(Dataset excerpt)
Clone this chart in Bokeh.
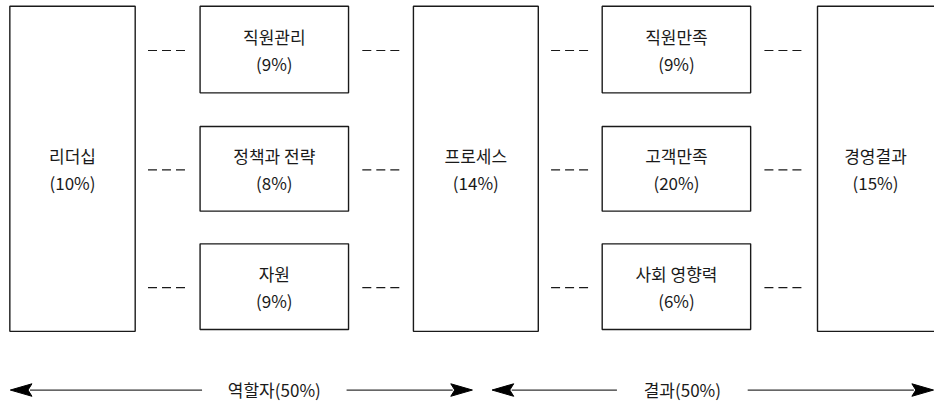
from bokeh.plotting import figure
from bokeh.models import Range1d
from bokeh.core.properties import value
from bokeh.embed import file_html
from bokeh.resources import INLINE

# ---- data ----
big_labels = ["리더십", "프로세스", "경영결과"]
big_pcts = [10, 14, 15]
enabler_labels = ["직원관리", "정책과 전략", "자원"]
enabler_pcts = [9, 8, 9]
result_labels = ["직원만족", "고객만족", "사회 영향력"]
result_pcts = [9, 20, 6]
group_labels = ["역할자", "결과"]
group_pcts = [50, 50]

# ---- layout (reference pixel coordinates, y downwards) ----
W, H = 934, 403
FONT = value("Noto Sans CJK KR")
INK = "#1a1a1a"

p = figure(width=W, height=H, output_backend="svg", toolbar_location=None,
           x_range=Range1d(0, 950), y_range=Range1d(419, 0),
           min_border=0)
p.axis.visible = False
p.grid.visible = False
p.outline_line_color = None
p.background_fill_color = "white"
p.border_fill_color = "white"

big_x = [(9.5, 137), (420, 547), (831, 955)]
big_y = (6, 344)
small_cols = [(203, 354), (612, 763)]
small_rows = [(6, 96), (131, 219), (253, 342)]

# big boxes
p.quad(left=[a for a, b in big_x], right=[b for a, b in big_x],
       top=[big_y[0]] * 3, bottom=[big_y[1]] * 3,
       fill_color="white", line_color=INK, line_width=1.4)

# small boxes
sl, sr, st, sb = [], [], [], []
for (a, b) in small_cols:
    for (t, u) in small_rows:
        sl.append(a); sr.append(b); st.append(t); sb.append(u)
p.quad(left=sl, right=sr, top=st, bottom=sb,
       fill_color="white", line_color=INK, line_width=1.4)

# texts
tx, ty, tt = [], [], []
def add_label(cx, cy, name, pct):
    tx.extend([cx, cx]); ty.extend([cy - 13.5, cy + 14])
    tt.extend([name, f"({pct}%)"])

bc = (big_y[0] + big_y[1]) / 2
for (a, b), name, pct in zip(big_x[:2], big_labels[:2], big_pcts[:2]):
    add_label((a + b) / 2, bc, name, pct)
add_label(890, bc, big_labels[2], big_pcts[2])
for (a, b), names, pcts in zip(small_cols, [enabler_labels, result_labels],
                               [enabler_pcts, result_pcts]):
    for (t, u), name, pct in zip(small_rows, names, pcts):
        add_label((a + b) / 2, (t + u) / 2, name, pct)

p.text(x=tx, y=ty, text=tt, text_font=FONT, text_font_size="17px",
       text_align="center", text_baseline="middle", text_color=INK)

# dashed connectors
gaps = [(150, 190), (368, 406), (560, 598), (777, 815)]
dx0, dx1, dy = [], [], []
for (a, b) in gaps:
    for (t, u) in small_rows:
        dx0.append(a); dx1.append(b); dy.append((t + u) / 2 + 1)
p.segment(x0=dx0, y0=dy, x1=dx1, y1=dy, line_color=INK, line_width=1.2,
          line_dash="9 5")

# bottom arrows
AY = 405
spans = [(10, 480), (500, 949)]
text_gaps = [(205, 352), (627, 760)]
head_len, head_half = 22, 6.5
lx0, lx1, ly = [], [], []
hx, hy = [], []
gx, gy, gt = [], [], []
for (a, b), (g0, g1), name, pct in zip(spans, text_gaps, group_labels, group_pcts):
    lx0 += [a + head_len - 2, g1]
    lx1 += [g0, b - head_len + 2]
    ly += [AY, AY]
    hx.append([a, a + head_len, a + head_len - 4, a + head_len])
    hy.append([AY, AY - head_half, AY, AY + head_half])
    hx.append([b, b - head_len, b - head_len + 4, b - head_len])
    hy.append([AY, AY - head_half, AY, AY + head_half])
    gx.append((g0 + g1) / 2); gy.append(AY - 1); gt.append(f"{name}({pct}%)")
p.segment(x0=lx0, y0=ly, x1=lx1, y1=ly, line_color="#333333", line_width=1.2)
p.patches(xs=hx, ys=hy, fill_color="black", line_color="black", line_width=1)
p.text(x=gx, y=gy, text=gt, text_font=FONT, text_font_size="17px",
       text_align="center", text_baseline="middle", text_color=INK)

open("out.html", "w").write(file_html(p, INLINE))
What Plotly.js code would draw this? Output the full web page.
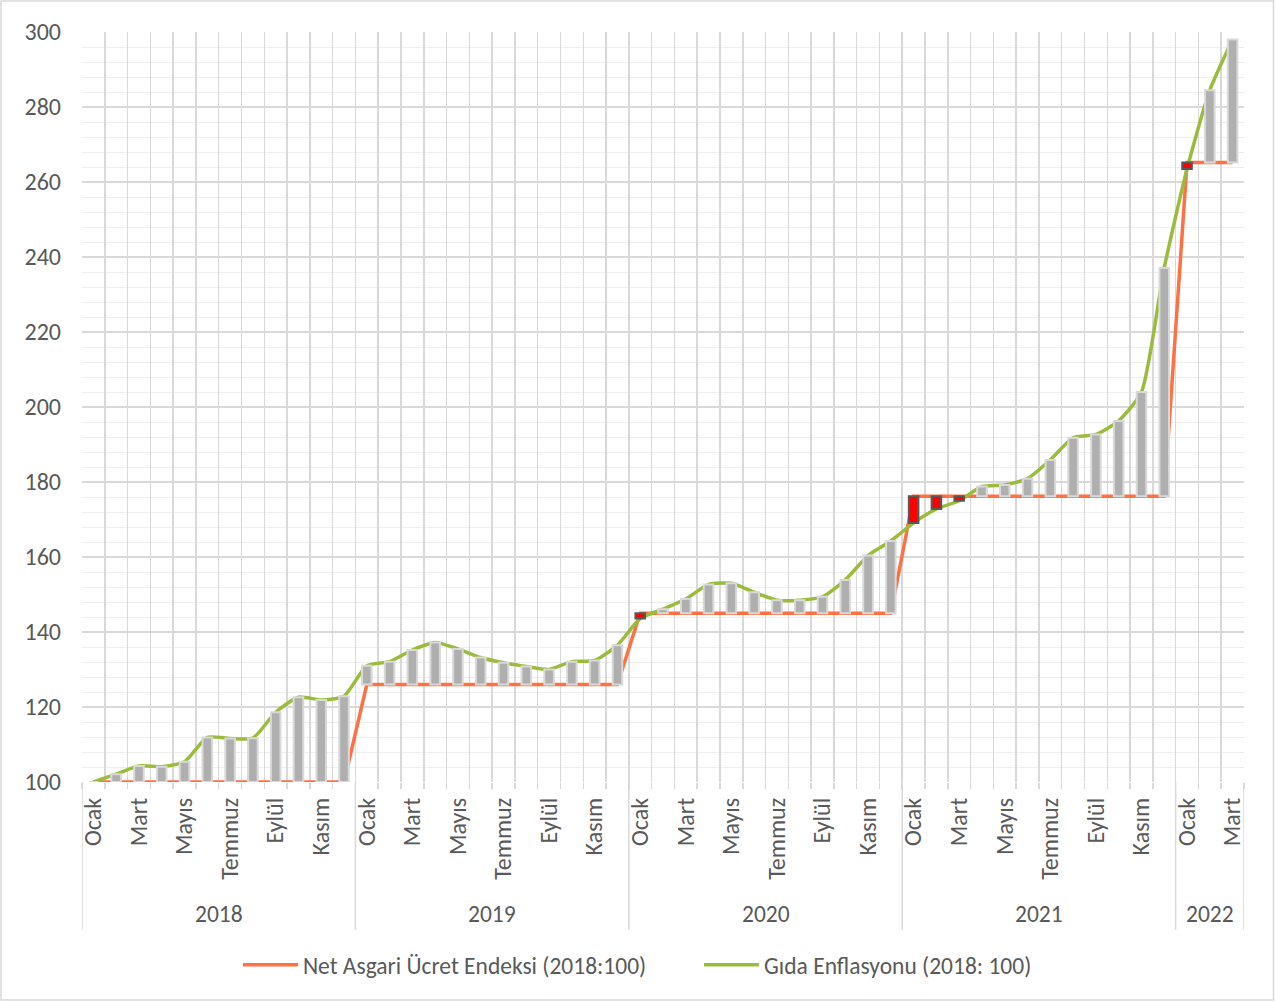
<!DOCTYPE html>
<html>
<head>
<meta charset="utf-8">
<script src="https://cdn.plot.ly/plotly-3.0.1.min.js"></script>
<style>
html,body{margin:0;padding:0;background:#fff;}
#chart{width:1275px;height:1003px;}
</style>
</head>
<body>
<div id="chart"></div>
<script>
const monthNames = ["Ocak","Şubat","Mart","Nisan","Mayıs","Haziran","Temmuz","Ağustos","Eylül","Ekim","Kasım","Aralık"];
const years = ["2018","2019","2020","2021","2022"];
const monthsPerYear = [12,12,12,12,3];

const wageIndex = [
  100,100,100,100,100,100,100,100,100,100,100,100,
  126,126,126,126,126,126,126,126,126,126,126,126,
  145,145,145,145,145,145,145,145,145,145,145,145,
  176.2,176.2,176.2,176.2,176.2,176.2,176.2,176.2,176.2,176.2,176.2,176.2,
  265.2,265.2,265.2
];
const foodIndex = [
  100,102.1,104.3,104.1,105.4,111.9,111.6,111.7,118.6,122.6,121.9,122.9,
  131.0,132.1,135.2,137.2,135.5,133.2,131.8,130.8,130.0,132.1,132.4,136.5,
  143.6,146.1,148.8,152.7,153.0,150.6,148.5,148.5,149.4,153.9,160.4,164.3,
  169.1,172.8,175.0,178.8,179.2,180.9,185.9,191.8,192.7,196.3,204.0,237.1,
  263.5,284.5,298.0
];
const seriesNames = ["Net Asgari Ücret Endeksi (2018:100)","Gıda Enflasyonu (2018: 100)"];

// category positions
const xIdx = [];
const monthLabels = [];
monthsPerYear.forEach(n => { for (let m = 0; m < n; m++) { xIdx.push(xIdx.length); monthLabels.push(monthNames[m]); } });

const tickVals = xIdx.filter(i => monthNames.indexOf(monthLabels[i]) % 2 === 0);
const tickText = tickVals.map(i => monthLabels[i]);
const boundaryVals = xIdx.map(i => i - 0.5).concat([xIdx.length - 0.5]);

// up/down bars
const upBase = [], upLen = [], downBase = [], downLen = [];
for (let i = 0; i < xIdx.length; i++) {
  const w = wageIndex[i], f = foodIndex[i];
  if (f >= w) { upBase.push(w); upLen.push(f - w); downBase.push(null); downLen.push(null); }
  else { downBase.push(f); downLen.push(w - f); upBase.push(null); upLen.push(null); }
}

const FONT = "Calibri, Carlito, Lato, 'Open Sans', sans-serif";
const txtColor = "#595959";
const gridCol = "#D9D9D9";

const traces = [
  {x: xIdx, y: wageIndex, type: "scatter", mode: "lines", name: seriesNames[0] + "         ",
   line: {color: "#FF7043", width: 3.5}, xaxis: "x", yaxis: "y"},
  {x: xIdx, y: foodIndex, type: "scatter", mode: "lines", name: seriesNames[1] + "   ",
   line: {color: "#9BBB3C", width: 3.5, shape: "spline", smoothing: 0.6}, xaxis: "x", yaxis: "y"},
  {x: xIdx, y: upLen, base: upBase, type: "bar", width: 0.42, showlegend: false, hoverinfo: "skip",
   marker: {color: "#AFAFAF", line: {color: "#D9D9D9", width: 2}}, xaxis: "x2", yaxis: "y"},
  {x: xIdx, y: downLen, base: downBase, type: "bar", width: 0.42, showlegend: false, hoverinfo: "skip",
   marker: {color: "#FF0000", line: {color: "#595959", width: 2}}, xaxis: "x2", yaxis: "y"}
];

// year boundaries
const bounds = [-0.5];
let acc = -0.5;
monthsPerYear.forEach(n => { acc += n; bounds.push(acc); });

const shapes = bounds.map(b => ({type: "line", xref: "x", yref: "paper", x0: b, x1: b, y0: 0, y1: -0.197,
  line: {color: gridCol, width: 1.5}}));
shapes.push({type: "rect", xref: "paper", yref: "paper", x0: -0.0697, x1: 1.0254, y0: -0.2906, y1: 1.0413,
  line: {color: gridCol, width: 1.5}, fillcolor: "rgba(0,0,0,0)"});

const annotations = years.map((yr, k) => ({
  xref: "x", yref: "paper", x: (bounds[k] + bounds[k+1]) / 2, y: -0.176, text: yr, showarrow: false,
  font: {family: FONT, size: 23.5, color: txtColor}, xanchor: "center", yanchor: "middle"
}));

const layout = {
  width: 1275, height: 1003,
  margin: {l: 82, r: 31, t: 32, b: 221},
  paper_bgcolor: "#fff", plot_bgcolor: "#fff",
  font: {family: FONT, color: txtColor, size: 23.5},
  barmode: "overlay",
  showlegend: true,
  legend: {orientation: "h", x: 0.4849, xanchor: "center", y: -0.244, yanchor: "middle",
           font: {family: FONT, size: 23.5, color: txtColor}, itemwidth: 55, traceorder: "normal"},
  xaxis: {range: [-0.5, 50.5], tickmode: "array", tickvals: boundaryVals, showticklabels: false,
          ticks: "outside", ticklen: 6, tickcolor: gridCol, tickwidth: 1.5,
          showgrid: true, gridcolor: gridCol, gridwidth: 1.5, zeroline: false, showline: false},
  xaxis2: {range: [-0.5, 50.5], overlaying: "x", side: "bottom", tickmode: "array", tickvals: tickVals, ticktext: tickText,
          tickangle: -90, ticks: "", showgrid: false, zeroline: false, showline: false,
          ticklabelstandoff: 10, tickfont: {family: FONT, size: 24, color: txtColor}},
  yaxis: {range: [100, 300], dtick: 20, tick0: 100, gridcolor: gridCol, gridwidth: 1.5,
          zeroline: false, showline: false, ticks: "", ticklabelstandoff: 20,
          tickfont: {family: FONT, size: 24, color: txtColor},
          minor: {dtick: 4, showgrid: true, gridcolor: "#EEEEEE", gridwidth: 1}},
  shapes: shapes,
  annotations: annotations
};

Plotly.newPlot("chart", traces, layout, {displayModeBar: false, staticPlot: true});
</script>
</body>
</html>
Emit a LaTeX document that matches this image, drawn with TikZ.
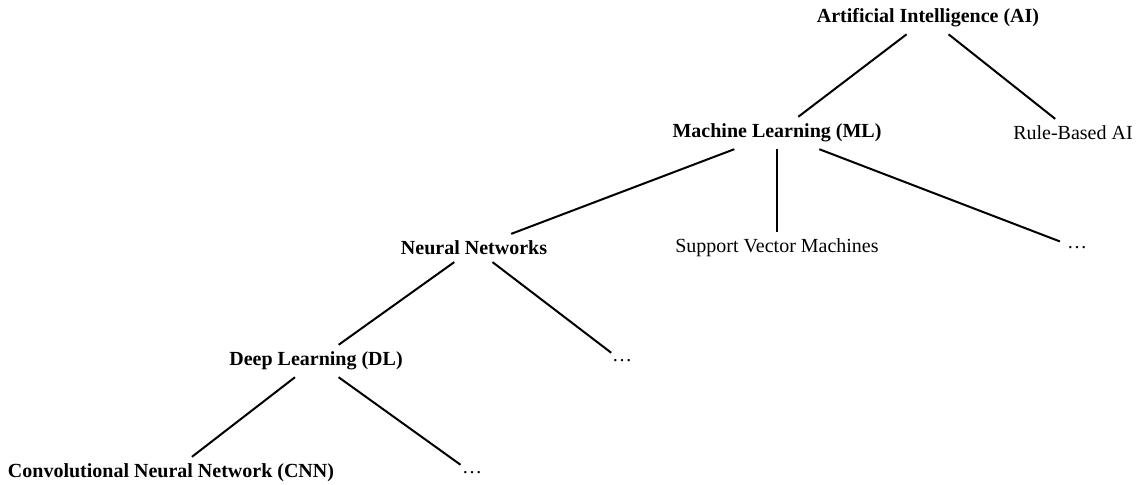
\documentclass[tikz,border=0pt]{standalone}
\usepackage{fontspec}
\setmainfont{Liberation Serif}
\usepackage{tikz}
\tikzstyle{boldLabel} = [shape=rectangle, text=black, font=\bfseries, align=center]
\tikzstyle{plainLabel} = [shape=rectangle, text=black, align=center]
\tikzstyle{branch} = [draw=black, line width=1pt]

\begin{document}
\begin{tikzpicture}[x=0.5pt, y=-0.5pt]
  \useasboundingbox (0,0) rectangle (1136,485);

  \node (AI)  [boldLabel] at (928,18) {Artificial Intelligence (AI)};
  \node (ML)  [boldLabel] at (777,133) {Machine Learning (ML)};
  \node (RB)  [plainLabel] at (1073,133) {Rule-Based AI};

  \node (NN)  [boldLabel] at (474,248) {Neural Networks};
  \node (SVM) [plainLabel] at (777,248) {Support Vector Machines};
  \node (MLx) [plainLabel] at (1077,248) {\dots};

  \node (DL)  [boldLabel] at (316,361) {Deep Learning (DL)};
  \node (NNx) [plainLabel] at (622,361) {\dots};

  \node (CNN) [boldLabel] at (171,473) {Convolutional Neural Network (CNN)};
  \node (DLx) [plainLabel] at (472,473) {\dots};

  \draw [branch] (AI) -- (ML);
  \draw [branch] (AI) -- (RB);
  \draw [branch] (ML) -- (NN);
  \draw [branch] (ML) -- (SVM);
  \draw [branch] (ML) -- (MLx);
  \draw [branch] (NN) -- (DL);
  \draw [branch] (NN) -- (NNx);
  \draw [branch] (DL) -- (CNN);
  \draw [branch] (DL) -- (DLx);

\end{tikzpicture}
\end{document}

=== Written request ===
Leave out the pictures and repeat the lines from the start of the material through the line with "small_rows = [(6, 96), (131, 219), (253, 342)]", inclusive.

=== Answer for the task ===
Clone this chart in Bokeh.
from bokeh.plotting import figure
from bokeh.models import Range1d
from bokeh.core.properties import value
from bokeh.embed import file_html
from bokeh.resources import INLINE

# ---- data ----
big_labels = ["리더십", "프로세스", "경영결과"]
big_pcts = [10, 14, 15]
enabler_labels = ["직원관리", "정책과 전략", "자원"]
enabler_pcts = [9, 8, 9]
result_labels = ["직원만족", "고객만족", "사회 영향력"]
result_pcts = [9, 20, 6]
group_labels = ["역할자", "결과"]
group_pcts = [50, 50]

# ---- layout (reference pixel coordinates, y downwards) ----
W, H = 934, 403
FONT = value("Noto Sans CJK KR")
INK = "#1a1a1a"

p = figure(width=W, height=H, output_backend="svg", toolbar_location=None,
           x_range=Range1d(0, 950), y_range=Range1d(419, 0),
           min_border=0)
p.axis.visible = False
p.grid.visible = False
p.outline_line_color = None
p.background_fill_color = "white"
p.border_fill_color = "white"

big_x = [(9.5, 137), (420, 547), (831, 955)]
big_y = (6, 344)
small_cols = [(203, 354), (612, 763)]
small_rows = [(6, 96), (131, 219), (253, 342)]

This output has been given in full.